Martine Joyal, ancienne partenaire du Centre international de solidarité ouvrière (CISO) et aujourd’hui travailleuse sociale, a produit un mémoire de maîtrise qui s’avère des plus intéressants pour notre organisation [1]1. Il se penche sur l’engagement syndical de cinq femmes nées hors Canada, travaillant dans le secteur de l’hôtellerie représenté par la CSN. Puisque la littérature sur ce sujet est rare, cela en fait un document utile.
Engagement syndical : intérêts individuels et collectifs
Le mémoire souligne que l’engagement syndical se situe à la croisée des intérêts individuels et collectifs. Il nous révèle trois constats :
Le premier est que l’engagement de ces femmes est compris par elles comme une stratégie de résistance contre les injustices vécues. Il permet également le développement de compétences particulières (connaissance des lois du travail, compréhension de la convention collective, capacité à s’exprimer en public, etc.) et de la confiance en soi, quand il n’est pas source d’émancipation. En effet, quoi de plus épanouissant que de se respecter en faisant valoir les droits d’une collectivité ? Quoi de plus satisfaisant que de chercher justice en combattant les modèles de domination, les abus de pouvoir ?
L’engagement syndical est également vu comme une expression de soi. Il fait foi de la capacité d’action des militantes, élément essentiel à l’éveil de conscience usant à leurs faculté à influencer. Cette expression de soi va même jusqu’à modeler l’identité de l’individu, tant à ses propres yeux qu’aux yeux de celles et ceux qui les côtoient. Ces femmes se savent fortes et déterminées et elles se sentent responsables des plus vulnérables.
Enfin, par l’exercice des droits, l’engagement syndical ouvre la porte à la citoyenneté et renforce donc l’idée de l’intégration à une communauté sociale et politique.
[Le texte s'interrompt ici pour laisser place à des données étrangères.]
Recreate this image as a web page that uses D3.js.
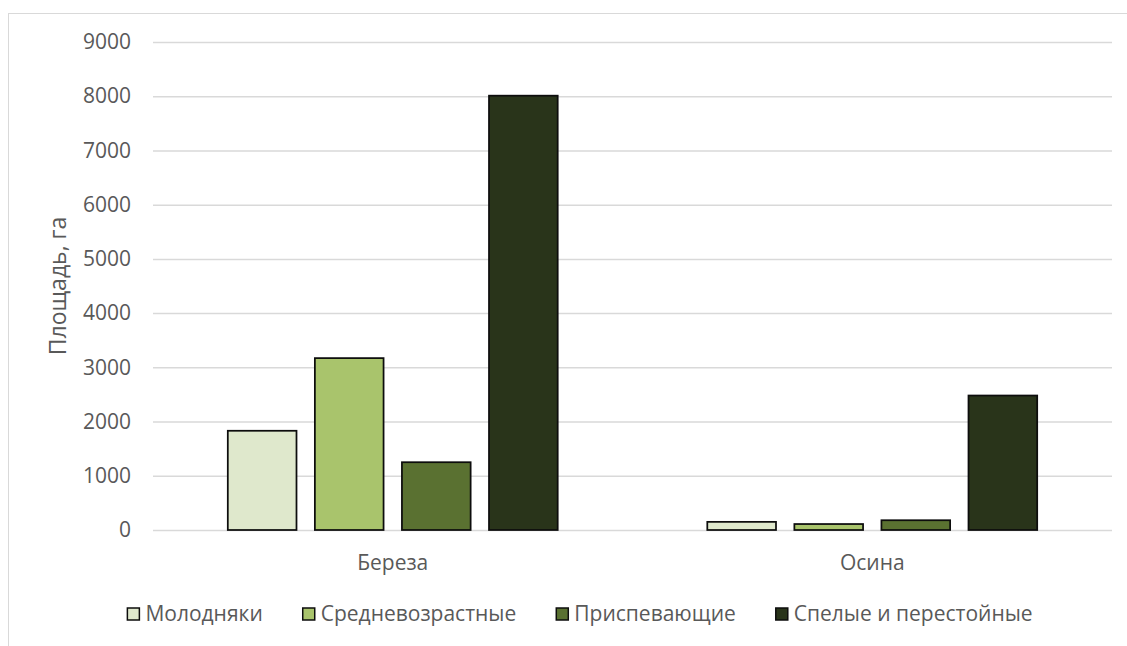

Le sentiment d’appartenance à une collectivité atteste de l’inclusion et devient un enjeu de justice sociale puisque l’égalité se concrétise le jour où tous les groupes auparavant marginalisés font désormais corps avec le groupe prédominant, ici, la composante syndicale.
L’engagement syndical de ces femmes leur permet donc de franchir des frontières non géographiques : de leur zone privé vers une zone publique, de leur communauté d’origine vers une communauté mixte, de leur sphère sociale vers une sphère politique et enfin, de leur processus d’inclusion vers e vivre ensemble. Là se concrétise la participation à certains pouvoirs (syndicaux et politiques) et se pointe alors l’expression de la citoyenneté
Un syndicalisme enrichi
Bien que les femmes immigrantes, particulièrement celles des anciens pays du bloc de l’est, aient été au coeur des luttes dans le secteur du textile au début du 20e siècle au Québec, elles demeurent peu représentées dans les structures syndicales actuelles. Les femmes rencontrés ont rapporté qu’elles se sont senties flattés quand on les a approchés pour qu’elles s’impliquent syndicalement. Qu’attend-on pour en recruter en plus grand nombre ? Qu’attend-on pour leur faire savoir qu’n les reconnaître comme faisant partie intégrante de notre groupe et qu’elles peuvent devenir grandement utiles pour l’atteinte du bien collectif ? De solliciter les personnes issues de l’immigration pour qu’elles s’engagent dans nos structures syndicales s’inscrit en droite ligne de ce que pourrait être un aspect du renouveau syndical.
À la lecture du mémoire de Martine Joyal, une constatation s’impose : les motivations et les manifestations de l’engagement de nos collègues venus d’ailleurs ne diffèrent nullement de celles des personnes non issues de l’immigration. Ceci étant dit, leur implication témoigne d’une insertion exemplaire dans un nouveau milieu tout en l’enrichissant d’expériences et de visions de vie bien motivantes.